FLOWERS, BUGS AND CANOES

Over the weekend during the free time we had in between games, I walked the facility that the baseball team stayed at. It was beautiful. I could have taken a million pictures, but Todd was walking around with me and he was being patient with me, so I didn't want to push my luck.

Here are some of the things I found (my favorites) from my mini hike.


OF COURSE, this last one is my favorite. I took about 20 shots of this one and the grasshopper just sat there like he was on the Red Carpet or something!!!!

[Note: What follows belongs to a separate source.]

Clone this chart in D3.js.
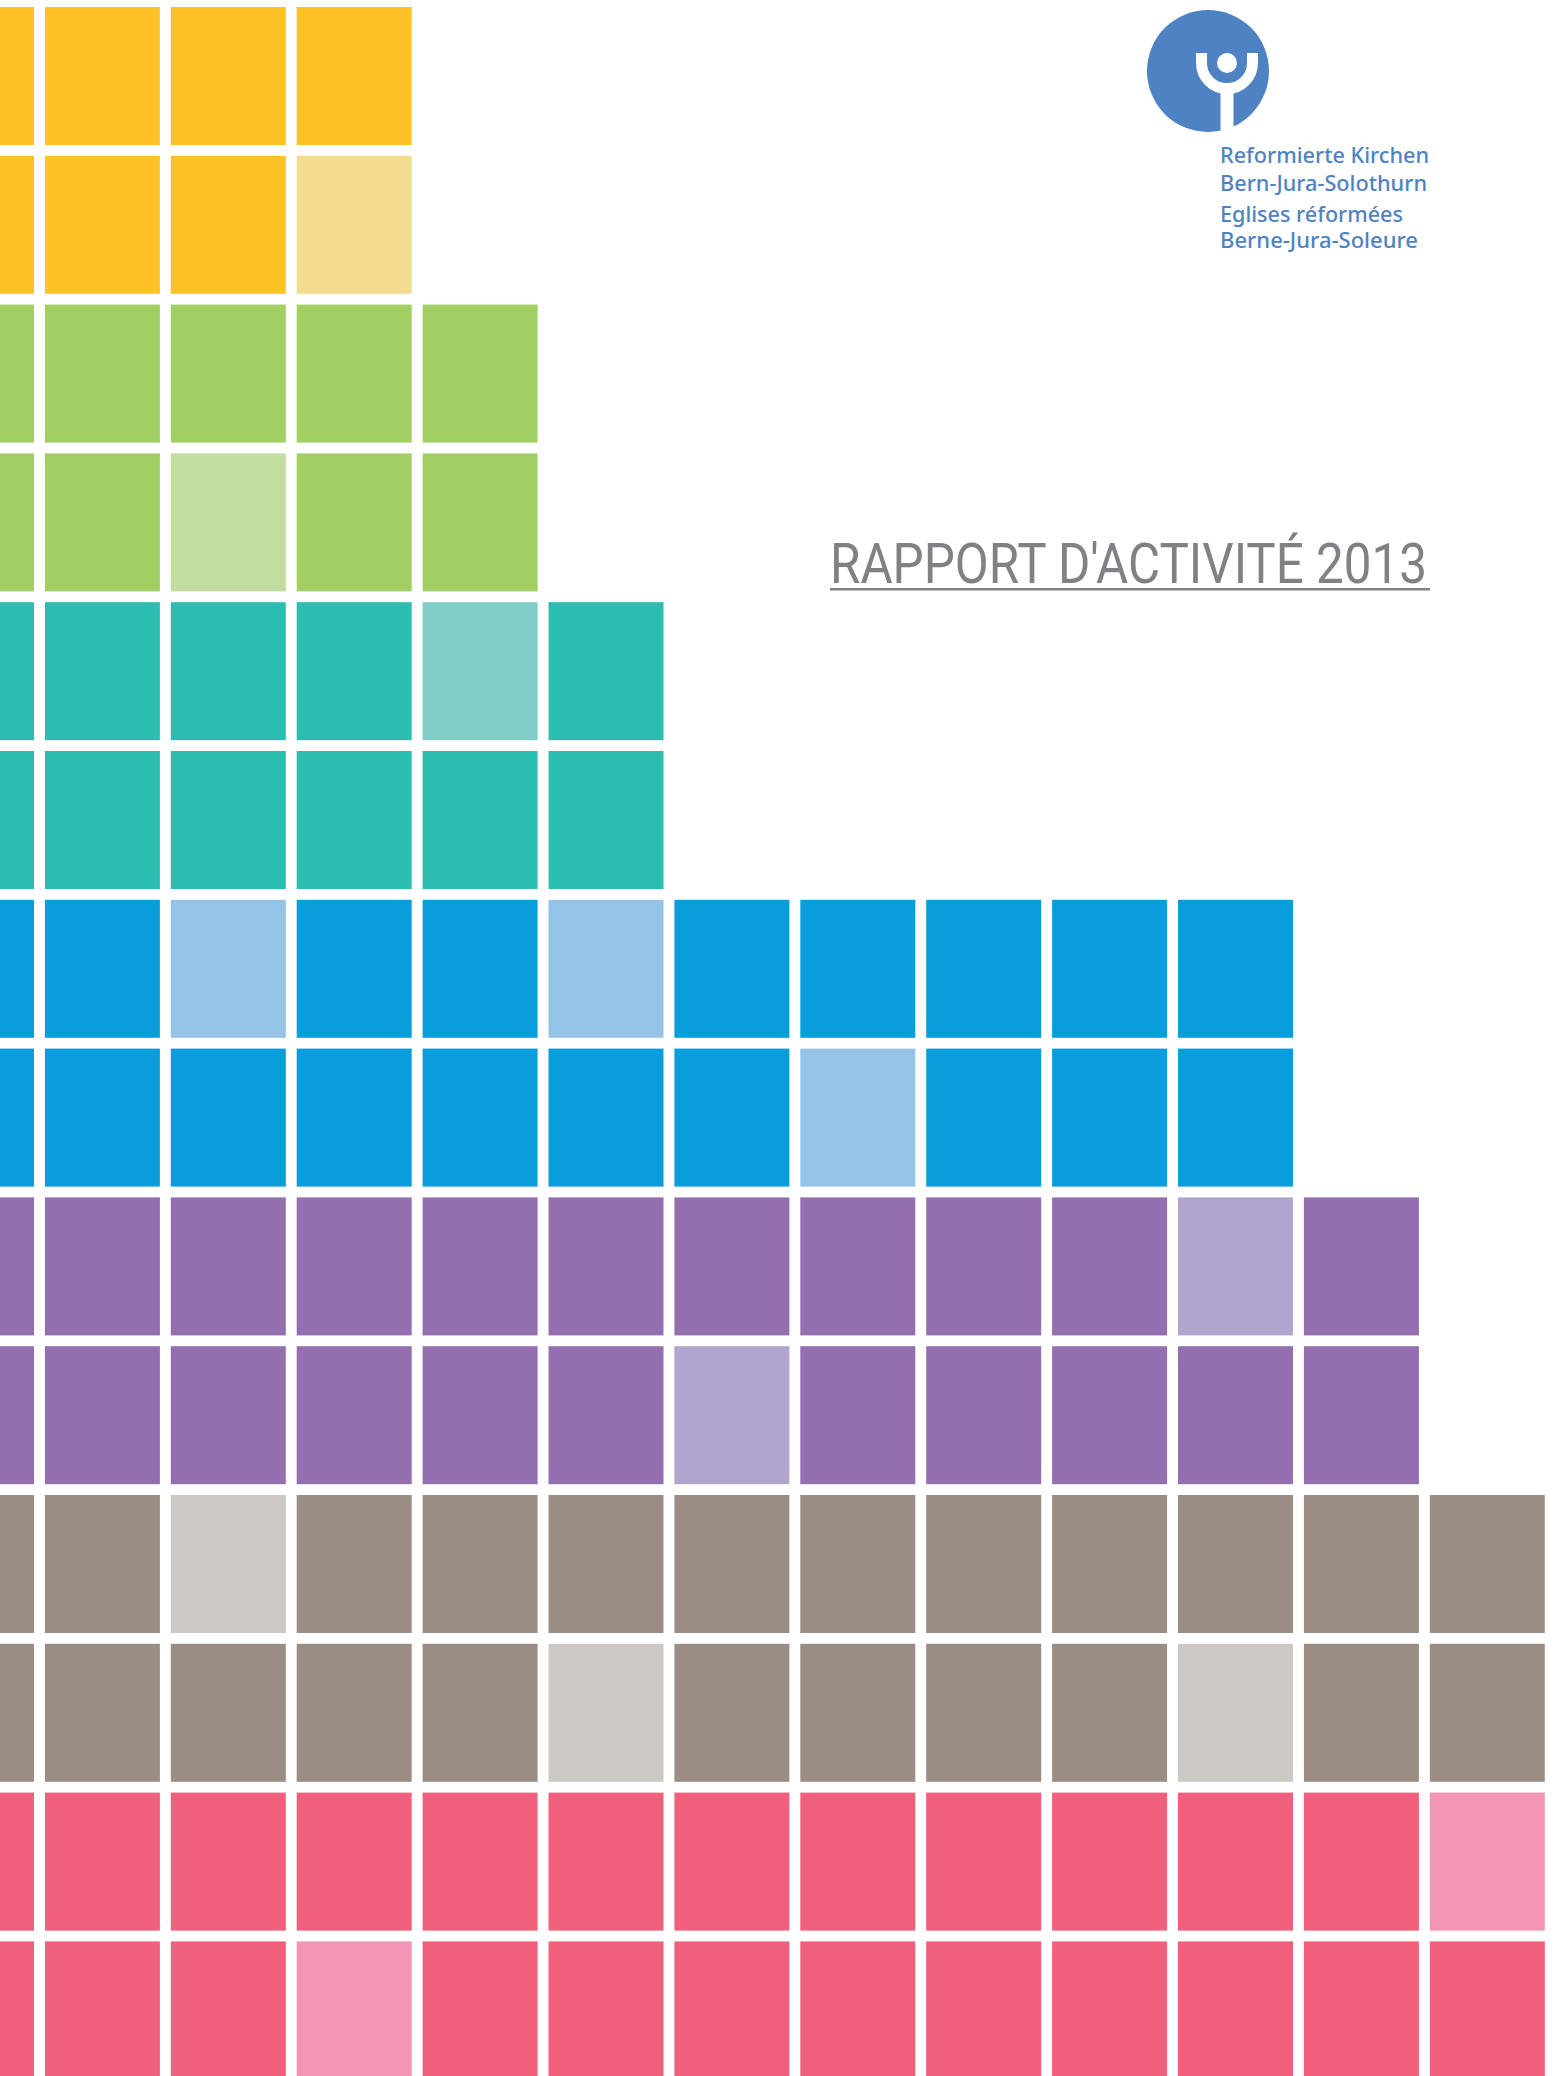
<!DOCTYPE html>
<html>
<head>
<meta charset="utf-8">
<script src="https://cdn.jsdelivr.net/npm/d3@7"></script>
<style>
  html, body { margin: 0; padding: 0; background: #ffffff; overflow: hidden; }
  svg { display: block; }
</style>
</head>
<body>
<script>
// ---- data ----
const groups = ["jaune", "vert", "turquoise", "bleu", "violet", "taupe", "rose"];
const groupColors = ["#FDC326", "#A1CF64", "#2CBDB1", "#0A9DDB", "#946FAF", "#9C8D84", "#F0607C"];
const groupLightColors = ["#F2DC8F", "#C1DDA0", "#80CDC8", "#95C3E8", "#B1A5D0", "#CCC8C3", "#F394B4"];
// number of cells in each row (two rows per group)
const rowCounts = [4, 4, 5, 5, 6, 6, 11, 11, 12, 12, 13, 13, 13, 13];
// [row, column] of lighter cells
const lightCells = [[1, 3], [3, 2], [4, 4], [6, 2], [6, 5], [7, 7], [8, 10], [9, 6], [10, 2], [11, 5], [11, 10], [12, 12], [13, 3]];
const logoLines = ["Reformierte Kirchen", "Bern-Jura-Solothurn", "Eglises réformées", "Berne-Jura-Soleure"];
const title = "RAPPORT D'ACTIVITÉ 2013";

// ---- drawing ----
const W = 1555, H = 2076;
const svg = d3.select("body").append("svg").attr("width", W).attr("height", H);

const nCols = d3.max(rowCounts);
const x = d3.scaleBand()
  .domain(d3.range(nCols))
  .range([-81, -81 + nCols * 125.9 - 10.9])
  .paddingInner(10.9 / 125.9).paddingOuter(0);
const y = d3.scaleBand()
  .domain(d3.range(rowCounts.length))
  .range([7, 7 + rowCounts.length * 148.8 - 10.8])
  .paddingInner(10.8 / 148.8).paddingOuter(0);

const lightSet = new Set(lightCells.map(d => d[0] + "-" + d[1]));
const cells = [];
rowCounts.forEach((n, r) => {
  for (let c = 0; c < n; c++) {
    const g = Math.floor(r / 2);
    cells.push({ r, c, g, light: lightSet.has(r + "-" + c) });
  }
});

svg.append("g").selectAll("rect").data(cells).join("rect")
  .attr("x", d => x(d.c))
  .attr("y", d => y(d.r))
  .attr("width", x.bandwidth())
  .attr("height", y.bandwidth())
  .attr("fill", d => d.light ? groupLightColors[d.g] : groupColors[d.g]);

// ---- logo ----
const logoBlue = "#4F82C2";
const logo = svg.append("g");
logo.append("circle").attr("cx", 1208).attr("cy", 71).attr("r", 61).attr("fill", logoBlue);
logo.append("path")
  .attr("d", "M1201.5,53 L1201.5,63 A25.5,25.5 0 0 0 1252.5,63 L1252.5,53")
  .attr("fill", "none").attr("stroke", "#fff").attr("stroke-width", 11);
logo.append("rect").attr("x", 1220.5).attr("y", 86).attr("width", 13).attr("height", 50).attr("fill", "#fff");
logo.append("circle").attr("cx", 1227).attr("cy", 63).attr("r", 10).attr("fill", "#fff");

const logoBaselines = [163, 191, 222, 248];
const logoWidths = [209, 207, 183, 198];
logo.selectAll("text.logo").data(logoLines).join("text")
  .attr("class", "logo")
  .attr("x", 1220)
  .attr("y", (d, i) => logoBaselines[i])
  .attr("textLength", (d, i) => logoWidths[i])
  .attr("lengthAdjust", "spacingAndGlyphs")
  .attr("font-family", "'Noto Sans', 'Open Sans', sans-serif")
  .attr("font-weight", 500)
  .attr("font-size", 22)
  .attr("fill", logoBlue)
  .text(d => d);

// ---- title ----
svg.append("text")
  .attr("x", 830).attr("y", 583)
  .attr("textLength", 597)
  .attr("lengthAdjust", "spacingAndGlyphs")
  .attr("font-family", "Roboto, 'Open Sans', sans-serif")
  .attr("font-weight", 400)
  .attr("font-size", 56)
  .attr("fill", "#808085")
  .text(title);
svg.append("rect").attr("x", 830).attr("y", 588).attr("width", 600).attr("height", 2.5).attr("fill", "#808085");
</script>
</body>
</html>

NATURE IS SO BEAUTIFUL!!!! I can't wait to have the opportunity and time to do this again! I REALLY should try to take pictures at least one weekend out of the month for things I want to capture. Plus it is very relaxing and helps me forget about the world happening around me.

Please let me know what you think!

ON THE LIGHTER SIDE...

Let's get back to me in this lifetime.

My weekend was great and stressful all in the same. To sum it up, we had a baseball tournament this past weekend here in our area. For once in a long time we didn't have to travel anywhere. The team came to us!!! (Austin plays on a tournament team from a town 3 hours away and we usually have to do the traveling).
I set the team up at a very nice, private place here in our town that I never even knew existed. I found it on the internet!! WOW..what a trip!!!
ANYWAY - It was beautiful. Instead of a hotel, the kids were free to run around like crazy while not playing games. They didn't have to worry about being quiet and not running due to the fear of being to loud and bothering other guests. IT WAS GREAT!!!!!

Stressful part was the actual games. I always weird out when they play because of obvious reasons. It's competitive ball and we want to win. Of course that should be the way it works right???? Well needless to say, that was not the way it worked this time. Some of the kids acted as though they had never picked up a baseball before. VERY STRESSFUL when you have some that want to be there and do their best. It was heartbreaking!!!!! Maybe they just wanted to be back at the cabin having a fun time fishing, hiking and so forth that they forgot the reason they were here!
They actually placed 3rd, but could have won the whole thing if they would have tried!!!!

Here is a picture that I took of Austin while on 3rd base working on stealing home.

Here is another picture that I took of him sitting in the dugout while they batted. He was actually sitting with a buddy and they are both in the picture, but I cropped it so you could see his eyes. I love the way they look in this picture.
HE'S JUST SO DANG BEAUTIFUL TO ME!!!!

You all know that he didn't get that eye color from me. That is his daddy made over!!!!